Copy, exactly and only, the lines from the one with "Write the Plotly code for this chart." up to and including the one with "import plotly.graph_objects as go", leaving pictures out.
═══ Input records
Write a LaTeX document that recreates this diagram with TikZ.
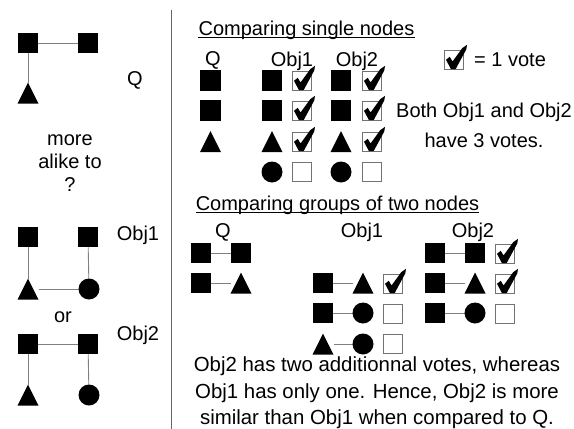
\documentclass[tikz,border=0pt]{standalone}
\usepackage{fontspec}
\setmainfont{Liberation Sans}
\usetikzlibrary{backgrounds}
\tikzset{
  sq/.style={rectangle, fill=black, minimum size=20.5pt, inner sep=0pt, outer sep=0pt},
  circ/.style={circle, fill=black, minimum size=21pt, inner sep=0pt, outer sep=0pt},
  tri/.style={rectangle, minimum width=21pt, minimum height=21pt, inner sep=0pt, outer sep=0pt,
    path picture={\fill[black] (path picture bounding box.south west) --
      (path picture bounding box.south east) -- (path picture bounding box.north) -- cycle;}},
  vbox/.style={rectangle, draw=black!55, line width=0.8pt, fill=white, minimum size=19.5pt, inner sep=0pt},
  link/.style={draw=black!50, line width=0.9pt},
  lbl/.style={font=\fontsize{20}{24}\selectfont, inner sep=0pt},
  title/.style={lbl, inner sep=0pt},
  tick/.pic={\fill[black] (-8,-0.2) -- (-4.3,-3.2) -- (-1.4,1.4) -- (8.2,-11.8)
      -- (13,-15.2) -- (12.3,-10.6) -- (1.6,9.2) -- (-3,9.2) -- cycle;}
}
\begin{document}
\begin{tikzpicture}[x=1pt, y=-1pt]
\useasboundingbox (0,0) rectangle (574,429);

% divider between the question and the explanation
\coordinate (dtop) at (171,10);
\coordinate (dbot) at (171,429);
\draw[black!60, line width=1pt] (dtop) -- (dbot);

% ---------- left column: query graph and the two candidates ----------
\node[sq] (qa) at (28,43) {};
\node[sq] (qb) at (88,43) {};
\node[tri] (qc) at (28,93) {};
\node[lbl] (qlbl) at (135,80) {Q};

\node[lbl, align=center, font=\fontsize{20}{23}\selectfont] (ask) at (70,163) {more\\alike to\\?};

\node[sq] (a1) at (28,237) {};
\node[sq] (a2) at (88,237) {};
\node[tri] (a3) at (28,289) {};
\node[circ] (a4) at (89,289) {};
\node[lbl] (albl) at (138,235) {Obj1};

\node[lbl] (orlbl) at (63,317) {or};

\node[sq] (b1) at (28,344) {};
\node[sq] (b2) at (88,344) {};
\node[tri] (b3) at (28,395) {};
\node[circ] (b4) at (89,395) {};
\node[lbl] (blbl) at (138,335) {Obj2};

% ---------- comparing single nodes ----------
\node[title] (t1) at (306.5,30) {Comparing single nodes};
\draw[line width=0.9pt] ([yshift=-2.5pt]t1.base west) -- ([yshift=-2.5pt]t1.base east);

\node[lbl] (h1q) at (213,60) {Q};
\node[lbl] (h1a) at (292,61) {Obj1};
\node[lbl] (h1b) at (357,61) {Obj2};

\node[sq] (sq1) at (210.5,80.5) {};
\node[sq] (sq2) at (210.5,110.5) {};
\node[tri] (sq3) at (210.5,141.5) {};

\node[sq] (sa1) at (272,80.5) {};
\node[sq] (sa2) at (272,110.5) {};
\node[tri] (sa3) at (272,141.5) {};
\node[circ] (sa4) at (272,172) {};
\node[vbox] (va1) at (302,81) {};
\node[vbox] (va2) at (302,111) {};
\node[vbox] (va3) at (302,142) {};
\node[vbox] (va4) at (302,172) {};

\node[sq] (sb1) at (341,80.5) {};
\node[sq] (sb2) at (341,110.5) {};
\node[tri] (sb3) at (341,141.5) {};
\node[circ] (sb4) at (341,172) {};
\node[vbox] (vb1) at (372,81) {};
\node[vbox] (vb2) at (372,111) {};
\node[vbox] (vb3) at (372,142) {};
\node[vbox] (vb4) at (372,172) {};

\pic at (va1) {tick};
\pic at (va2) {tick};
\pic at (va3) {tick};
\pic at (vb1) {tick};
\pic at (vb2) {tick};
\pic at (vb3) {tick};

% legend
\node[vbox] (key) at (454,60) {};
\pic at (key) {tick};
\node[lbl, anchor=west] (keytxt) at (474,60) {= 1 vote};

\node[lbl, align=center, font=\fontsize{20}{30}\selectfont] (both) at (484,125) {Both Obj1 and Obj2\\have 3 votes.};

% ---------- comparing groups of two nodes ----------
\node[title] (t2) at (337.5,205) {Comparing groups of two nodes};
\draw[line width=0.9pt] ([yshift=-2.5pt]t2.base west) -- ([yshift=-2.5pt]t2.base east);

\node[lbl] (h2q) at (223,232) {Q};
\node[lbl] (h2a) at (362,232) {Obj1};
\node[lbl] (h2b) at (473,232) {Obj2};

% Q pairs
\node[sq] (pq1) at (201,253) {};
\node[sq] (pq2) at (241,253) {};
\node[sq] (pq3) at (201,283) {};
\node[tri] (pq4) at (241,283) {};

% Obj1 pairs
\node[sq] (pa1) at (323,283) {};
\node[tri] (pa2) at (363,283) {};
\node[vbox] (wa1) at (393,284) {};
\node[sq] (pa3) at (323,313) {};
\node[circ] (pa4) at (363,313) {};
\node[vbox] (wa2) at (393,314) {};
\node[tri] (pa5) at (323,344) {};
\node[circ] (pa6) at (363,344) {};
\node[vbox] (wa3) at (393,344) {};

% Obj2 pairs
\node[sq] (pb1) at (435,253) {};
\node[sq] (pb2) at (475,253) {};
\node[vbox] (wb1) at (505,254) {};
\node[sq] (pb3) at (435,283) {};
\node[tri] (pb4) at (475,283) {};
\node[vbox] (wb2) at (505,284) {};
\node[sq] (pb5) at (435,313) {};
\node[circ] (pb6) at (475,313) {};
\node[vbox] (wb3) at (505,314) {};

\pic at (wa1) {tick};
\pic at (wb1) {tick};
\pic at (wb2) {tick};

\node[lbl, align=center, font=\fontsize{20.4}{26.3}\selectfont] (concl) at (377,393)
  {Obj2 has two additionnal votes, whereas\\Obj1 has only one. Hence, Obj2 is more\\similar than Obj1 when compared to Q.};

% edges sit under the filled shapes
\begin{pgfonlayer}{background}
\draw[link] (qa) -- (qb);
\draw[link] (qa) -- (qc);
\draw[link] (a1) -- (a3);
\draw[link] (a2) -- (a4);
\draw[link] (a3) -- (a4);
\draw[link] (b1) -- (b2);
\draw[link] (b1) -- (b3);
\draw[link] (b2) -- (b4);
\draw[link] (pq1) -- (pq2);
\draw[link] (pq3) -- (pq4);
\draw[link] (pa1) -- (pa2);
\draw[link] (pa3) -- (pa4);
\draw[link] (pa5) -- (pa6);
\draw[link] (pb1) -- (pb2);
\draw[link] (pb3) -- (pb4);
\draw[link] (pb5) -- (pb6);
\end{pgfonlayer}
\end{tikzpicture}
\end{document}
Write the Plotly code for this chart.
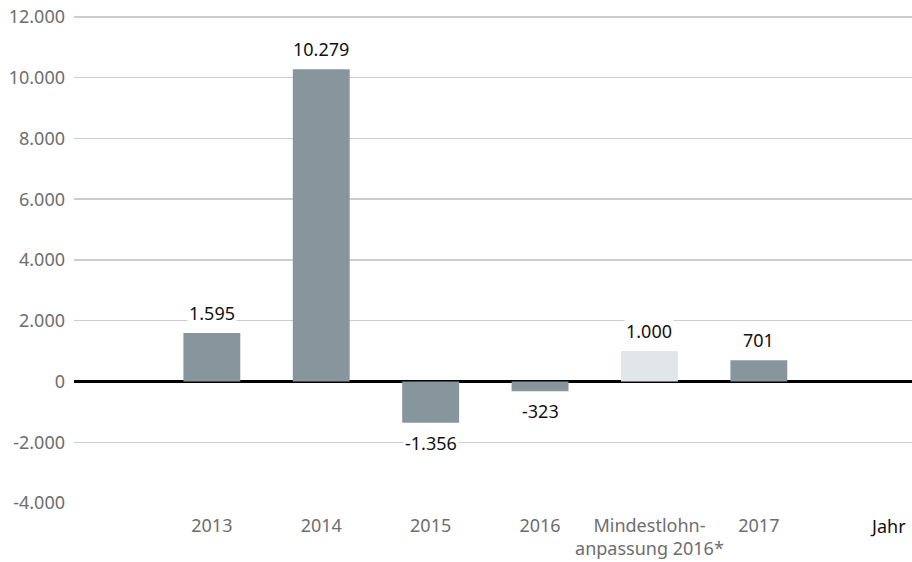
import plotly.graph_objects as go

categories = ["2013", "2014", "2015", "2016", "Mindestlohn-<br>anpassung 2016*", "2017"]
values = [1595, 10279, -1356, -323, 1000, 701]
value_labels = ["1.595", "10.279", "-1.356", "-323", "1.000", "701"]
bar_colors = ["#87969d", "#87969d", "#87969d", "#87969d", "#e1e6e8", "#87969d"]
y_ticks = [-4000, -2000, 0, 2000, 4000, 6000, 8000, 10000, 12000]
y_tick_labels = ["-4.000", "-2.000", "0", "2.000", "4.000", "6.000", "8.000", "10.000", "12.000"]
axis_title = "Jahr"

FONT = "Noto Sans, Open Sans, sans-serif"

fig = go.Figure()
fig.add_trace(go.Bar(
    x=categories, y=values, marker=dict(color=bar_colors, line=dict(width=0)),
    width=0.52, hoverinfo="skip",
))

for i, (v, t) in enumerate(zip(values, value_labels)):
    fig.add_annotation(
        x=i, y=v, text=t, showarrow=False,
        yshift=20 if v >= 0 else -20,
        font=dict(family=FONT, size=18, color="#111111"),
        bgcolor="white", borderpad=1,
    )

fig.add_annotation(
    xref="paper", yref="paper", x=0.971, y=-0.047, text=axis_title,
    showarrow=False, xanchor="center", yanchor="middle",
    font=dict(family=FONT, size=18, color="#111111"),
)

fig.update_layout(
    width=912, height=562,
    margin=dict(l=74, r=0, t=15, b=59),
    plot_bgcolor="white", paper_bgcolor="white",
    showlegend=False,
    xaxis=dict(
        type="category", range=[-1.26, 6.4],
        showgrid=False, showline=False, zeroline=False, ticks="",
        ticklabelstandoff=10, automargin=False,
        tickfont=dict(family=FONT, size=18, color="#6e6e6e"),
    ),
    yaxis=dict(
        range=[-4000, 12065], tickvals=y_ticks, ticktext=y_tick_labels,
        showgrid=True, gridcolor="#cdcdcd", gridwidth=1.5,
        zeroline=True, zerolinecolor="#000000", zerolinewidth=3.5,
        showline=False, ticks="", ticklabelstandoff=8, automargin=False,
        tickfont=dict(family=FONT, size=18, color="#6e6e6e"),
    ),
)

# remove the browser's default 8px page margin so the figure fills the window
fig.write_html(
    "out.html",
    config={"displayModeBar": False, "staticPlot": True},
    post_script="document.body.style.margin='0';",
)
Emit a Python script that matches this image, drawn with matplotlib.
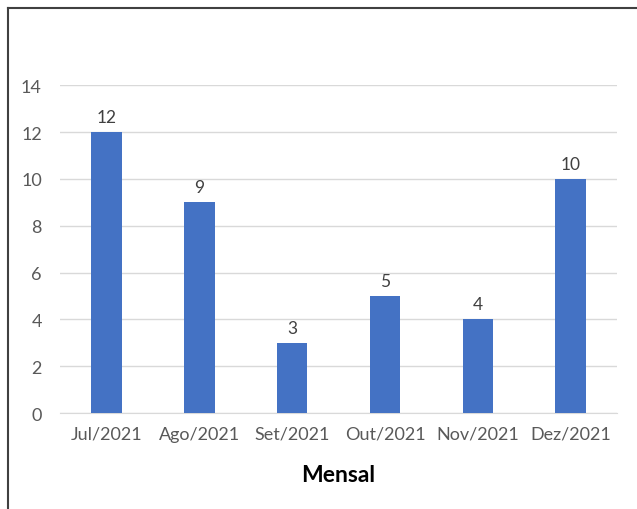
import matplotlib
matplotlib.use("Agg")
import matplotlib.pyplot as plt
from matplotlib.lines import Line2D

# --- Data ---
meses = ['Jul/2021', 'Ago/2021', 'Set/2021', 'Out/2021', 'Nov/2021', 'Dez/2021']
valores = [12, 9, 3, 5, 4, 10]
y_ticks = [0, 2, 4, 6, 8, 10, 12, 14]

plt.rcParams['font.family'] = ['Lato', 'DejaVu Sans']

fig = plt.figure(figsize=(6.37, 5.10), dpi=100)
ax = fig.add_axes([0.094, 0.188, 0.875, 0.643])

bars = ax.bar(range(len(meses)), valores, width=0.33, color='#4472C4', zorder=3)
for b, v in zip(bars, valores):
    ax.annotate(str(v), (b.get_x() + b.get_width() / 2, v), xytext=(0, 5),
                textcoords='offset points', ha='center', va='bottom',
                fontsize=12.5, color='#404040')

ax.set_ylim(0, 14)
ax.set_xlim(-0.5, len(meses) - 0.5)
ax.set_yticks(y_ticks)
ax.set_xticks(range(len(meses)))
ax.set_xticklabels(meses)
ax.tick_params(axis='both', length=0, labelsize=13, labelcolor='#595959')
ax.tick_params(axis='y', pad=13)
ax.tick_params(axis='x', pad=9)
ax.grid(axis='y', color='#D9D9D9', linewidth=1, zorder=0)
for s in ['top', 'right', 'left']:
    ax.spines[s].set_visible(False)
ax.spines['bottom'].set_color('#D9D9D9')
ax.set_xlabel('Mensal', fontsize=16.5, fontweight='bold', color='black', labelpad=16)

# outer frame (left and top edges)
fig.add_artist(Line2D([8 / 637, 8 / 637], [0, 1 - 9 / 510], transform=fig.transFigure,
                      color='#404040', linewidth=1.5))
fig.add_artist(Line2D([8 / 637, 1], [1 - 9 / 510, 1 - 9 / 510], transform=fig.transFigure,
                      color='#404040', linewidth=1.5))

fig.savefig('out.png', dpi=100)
══════
**Result of this task:**
Write the Plotly code for this chart.
import plotly.graph_objects as go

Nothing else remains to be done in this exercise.